Begin DATA IN THIS EXERCISE

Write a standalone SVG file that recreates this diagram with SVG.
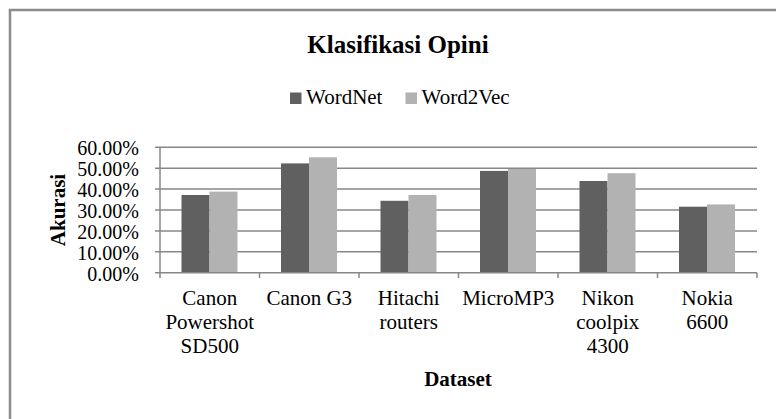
<svg xmlns="http://www.w3.org/2000/svg" width="776" height="419" viewBox="0 0 776 419">
<style>
.t{font-family:"Liberation Serif","Times New Roman",serif;fill:#000}
.tick{font-size:20px;text-anchor:end}
.cat{font-size:21px;text-anchor:middle}
.b{font-weight:bold}
.grid{stroke:#878787;stroke-width:1.5;fill:none}
.dark{fill:#606060}
.light{fill:#b2b2b2}
</style>
<rect width="776" height="419" fill="#fff"/>
<g id="frame" stroke="#8c8c8c" stroke-width="2.5" fill="none">
<line x1="8.8" y1="10" x2="776" y2="10"/>
<line x1="10" y1="10" x2="10" y2="419"/>
</g>
<text id="title" class="t b" x="398" y="53" font-size="25" text-anchor="middle">Klasifikasi Opini</text>
<g id="legend">
<rect class="dark" x="290" y="92.5" width="11.5" height="11.5"/>
<text class="t" x="306" y="104" font-size="21">WordNet</text>
<rect class="light" x="405.5" y="92.5" width="11.5" height="11.5"/>
<text class="t" x="421.5" y="104" font-size="21">Word2Vec</text>
</g>
<g id="gridlines" class="grid">
<line x1="155" y1="147.3" x2="757" y2="147.3"/>
<line x1="155" y1="168.2" x2="757" y2="168.2"/>
<line x1="155" y1="189.1" x2="757" y2="189.1"/>
<line x1="155" y1="210" x2="757" y2="210"/>
<line x1="155" y1="230.9" x2="757" y2="230.9"/>
<line x1="155" y1="251.8" x2="757" y2="251.8"/>
</g>
<g id="y-axis">
<line class="grid" x1="160" y1="147.3" x2="160" y2="272.7"/>
<g class="t tick">
<text x="139" y="155">60.00%</text>
<text x="139" y="176">50.00%</text>
<text x="139" y="197">40.00%</text>
<text x="139" y="217.8">30.00%</text>
<text x="139" y="238.7">20.00%</text>
<text x="139" y="259.6">10.00%</text>
<text x="139" y="280.5">0.00%</text>
</g>
<text class="t b" transform="translate(65,210) rotate(-90)" font-size="21" text-anchor="middle">Akurasi</text>
</g>
<g id="bars">
<g id="canon-powershot">
<rect class="dark" x="181.5" y="195" width="28" height="77.7"/>
<rect class="light" x="209.5" y="191.6" width="28" height="81.1"/>
</g>
<g id="canon-g3">
<rect class="dark" x="281" y="163.4" width="28" height="109.3"/>
<rect class="light" x="309" y="157.3" width="28" height="115.4"/>
</g>
<g id="hitachi">
<rect class="dark" x="380.5" y="200.8" width="28" height="71.9"/>
<rect class="light" x="408.5" y="195" width="28" height="77.7"/>
</g>
<g id="micromp3">
<rect class="dark" x="480" y="170.9" width="28" height="101.8"/>
<rect class="light" x="508" y="169" width="28" height="103.7"/>
</g>
<g id="nikon">
<rect class="dark" x="579.5" y="181" width="28" height="91.7"/>
<rect class="light" x="607.5" y="173.2" width="28" height="99.5"/>
</g>
<g id="nokia">
<rect class="dark" x="679" y="206.7" width="28" height="66"/>
<rect class="light" x="707" y="204.4" width="28" height="68.3"/>
</g>
</g>
<g id="x-axis" class="grid">
<line x1="155" y1="272.7" x2="757" y2="272.7"/>
<line x1="160" y1="272.7" x2="160" y2="278"/>
<line x1="259.5" y1="272.7" x2="259.5" y2="278"/>
<line x1="359" y1="272.7" x2="359" y2="278"/>
<line x1="458.5" y1="272.7" x2="458.5" y2="278"/>
<line x1="558" y1="272.7" x2="558" y2="278"/>
<line x1="657.5" y1="272.7" x2="657.5" y2="278"/>
<line x1="757" y1="272.7" x2="757" y2="278"/>
</g>
<g id="x-labels" class="t cat">
<text x="209.75" y="305">Canon</text>
<text x="209.75" y="329">Powershot</text>
<text x="209.75" y="353">SD500</text>
<text x="309.25" y="305">Canon G3</text>
<text x="408.75" y="305">Hitachi</text>
<text x="408.75" y="329">routers</text>
<text x="508.25" y="305">MicroMP3</text>
<text x="607.75" y="305">Nikon</text>
<text x="607.75" y="329">coolpix</text>
<text x="607.75" y="353">4300</text>
<text x="707.25" y="305">Nokia</text>
<text x="707.25" y="329">6600</text>
</g>
<text id="x-title" class="t b" x="458" y="386" font-size="21" text-anchor="middle">Dataset</text>
</svg>
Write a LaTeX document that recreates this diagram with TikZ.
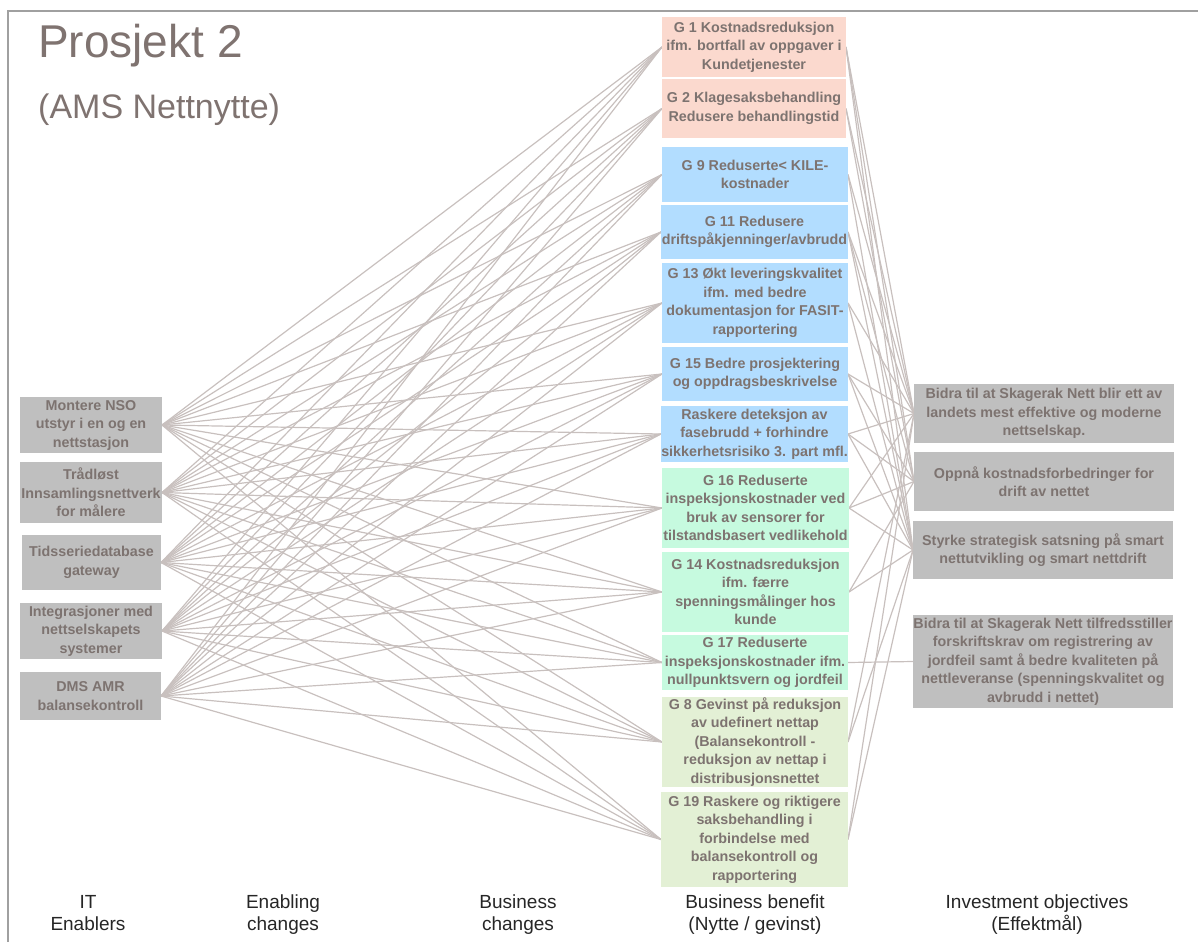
\documentclass[tikz,border=0pt]{standalone}
\usepackage{fontspec}
\setmainfont{Liberation Sans}
\usetikzlibrary{backgrounds}

\definecolor{inkgray}{RGB}{125,115,112}
\definecolor{titlegray}{RGB}{127,115,112}
\definecolor{linkcol}{RGB}{200,192,190}
\definecolor{framecol}{RGB}{160,160,160}
\definecolor{boxgray}{RGB}{191,191,191}
\definecolor{salmon}{RGB}{251,217,206}
\definecolor{skyblue}{RGB}{178,221,255}
\definecolor{mint}{RGB}{198,250,223}
\definecolor{sage}{RGB}{227,240,213}

\tikzset{
  box/.style={rectangle, inner sep=0pt, outer sep=0pt, draw=none},
  boxtext/.style={inner sep=0pt, align=center, text=inkgray,
    font=\bfseries\fontsize{14.3}{18.5}\selectfont},
  link/.style={draw=linkcol, line width=1.2pt},
  caption/.style={inner sep=0pt, anchor=base, text=black!85,
    font=\fontsize{19}{22}\selectfont},
  heading/.style={inner sep=0pt, anchor=base west, text=titlegray},
  frameline/.style={draw=framecol, line width=1.2pt},
}

% name, x1, y1, x2, y2, fill, text
\newcommand\panel[7]{%
  \node[box, fill=#6, minimum width={#4-#2}, minimum height={#5-#3}]
    (#1) at ({(#2+#4)/2},{(#3+#5)/2}) {};
  \node[boxtext] (#1-t) at (#1.center) {#7};
}

\begin{document}
\begin{tikzpicture}[x=1pt, y=-1pt]
\useasboundingbox (0,0) rectangle (1198,942);

% outer frame (top and left edges)
\draw[frameline] (8,942) -- (8,11) -- (1198,11);

% title
\node[heading, font=\fontsize{46}{46}\selectfont] (title) at (38,57) {Prosjekt 2};
\node[heading, font=\fontsize{34}{34}\selectfont] (subtitle) at (38,118) {(AMS Nettnytte)};

% IT enablers
\panel{l1}{20}{397}{162}{453}{boxgray}{Montere NSO\\utstyr i en og en\\nettstasjon}
\panel{l2}{20}{462}{162}{523}{boxgray}{Trådløst\\Innsamlingsnettverk\\for målere}
\panel{l3}{22}{535}{161}{590}{boxgray}{Tidsseriedatabase\\gateway}
\panel{l4}{20}{603}{162}{659}{boxgray}{Integrasjoner med\\nettselskapets\\systemer}
\panel{l5}{20}{672}{161}{720}{boxgray}{DMS AMR\\balansekontroll}

% business benefits
\panel{g1}{662}{17}{846}{77}{salmon}{G 1 Kostnadsreduksjon\\ifm. bortfall av oppgaver i\\Kundetjenester}
\panel{g2}{662}{79}{846}{138}{salmon}{G 2 Klagesaksbehandling\\Redusere behandlingstid}
\panel{g9}{662}{147}{848}{202}{skyblue}{G 9 Reduserte< KILE-\\kostnader}
\panel{g11}{661}{205}{848}{259}{skyblue}{G 11 Redusere\\driftspåkjenninger/avbrudd}
\panel{g13}{662}{263}{848}{343}{skyblue}{G 13 Økt leveringskvalitet\\ifm. med bedre\\dokumentasjon for FASIT-\\rapportering}
\panel{g15}{662}{347}{848}{401}{skyblue}{G 15 Bedre prosjektering\\og oppdragsbeskrivelse}
\panel{gr}{661}{406}{848}{462}{skyblue}{Raskere deteksjon av\\fasebrudd + forhindre\\sikkerhetsrisiko 3. part mfl.}
\panel{g16}{662}{468}{849}{548}{mint}{G 16 Reduserte\\inspeksjonskostnader ved\\bruk av sensorer for\\tilstandsbasert vedlikehold}
\panel{g14}{662}{552}{849}{632}{mint}{G 14 Kostnadsreduksjon\\ifm. færre\\spenningsmålinger hos\\kunde}
\panel{g17}{662}{635}{848}{690}{mint}{G 17 Reduserte\\inspeksjonskostnader ifm.\\nullpunktsvern og jordfeil}
\panel{g8}{662}{697}{848}{787}{sage}{G 8 Gevinst på reduksjon\\av udefinert nettap\\(Balansekontroll -\\reduksjon av nettap i\\distribusjonsnettet}
\panel{g19}{661}{792}{848}{887}{sage}{G 19 Raskere og riktigere\\saksbehandling i\\forbindelse med\\balansekontroll og\\rapportering}

% investment objectives
\panel{r1}{914}{384}{1174}{443}{boxgray}{Bidra til at Skagerak Nett blir ett av\\landets mest effektive og moderne\\nettselskap.}
\panel{r2}{914}{452}{1174}{511}{boxgray}{Oppnå kostnadsforbedringer for\\drift av nettet}
\panel{r3}{913}{521}{1173}{579}{boxgray}{Styrke strategisk satsning på smart\\nettutvikling og smart nettdrift}
\panel{r4}{913}{615}{1173}{708}{boxgray}{Bidra til at Skagerak Nett tilfredsstiller\\forskriftskrav om registrering av\\jordfeil samt å bedre kvaliteten på\\nettleveranse (spenningskvalitet og\\avbrudd i nettet)}

% connectors
\begin{pgfonlayer}{background}
  \foreach \a in {l1,l2,l3,l4,l5}
    \foreach \b in {g1,g2,g9,g11,g13,g15,gr,g16,g14,g17,g8,g19}
      \draw[link] (\a.east) -- (\b.west);
  \foreach \b/\c in {g1/r1,g1/r2,g1/r3,g2/r1,g2/r2,g9/r1,g9/r3,
                     g11/r1,g11/r2,g11/r3,g13/r1,g13/r3,
                     g15/r1,g15/r2,g15/r3,gr/r1,gr/r2,gr/r3,
                     g16/r1,g16/r2,g16/r3,g14/r2,g14/r3,g17/r4,
                     g8/r1,g8/r3,g19/r1,g19/r3}
    \draw[link] (\b.east) -- (\c.west);
\end{pgfonlayer}

% column captions
\node[caption] (c1a) at (88,908) {IT};
\node[caption] (c1b) at (88,930) {Enablers};
\node[caption] (c2a) at (283,908) {Enabling};
\node[caption] (c2b) at (283,930) {changes};
\node[caption] (c3a) at (518,908) {Business};
\node[caption] (c3b) at (518,930) {changes};
\node[caption] (c4a) at (755,908) {Business benefit};
\node[caption] (c4b) at (755,930) {(Nytte / gevinst)};
\node[caption] (c5a) at (1037,908) {Investment objectives};
\node[caption] (c5b) at (1037,930) {(Effektmål)};
\end{tikzpicture}
\end{document}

End DATA IN THIS EXERCISE

Scan the entries above for the word "diagram" and collect each line holding it.

Write a standalone SVG file that recreates this diagram with SVG.
Write a LaTeX document that recreates this diagram with TikZ.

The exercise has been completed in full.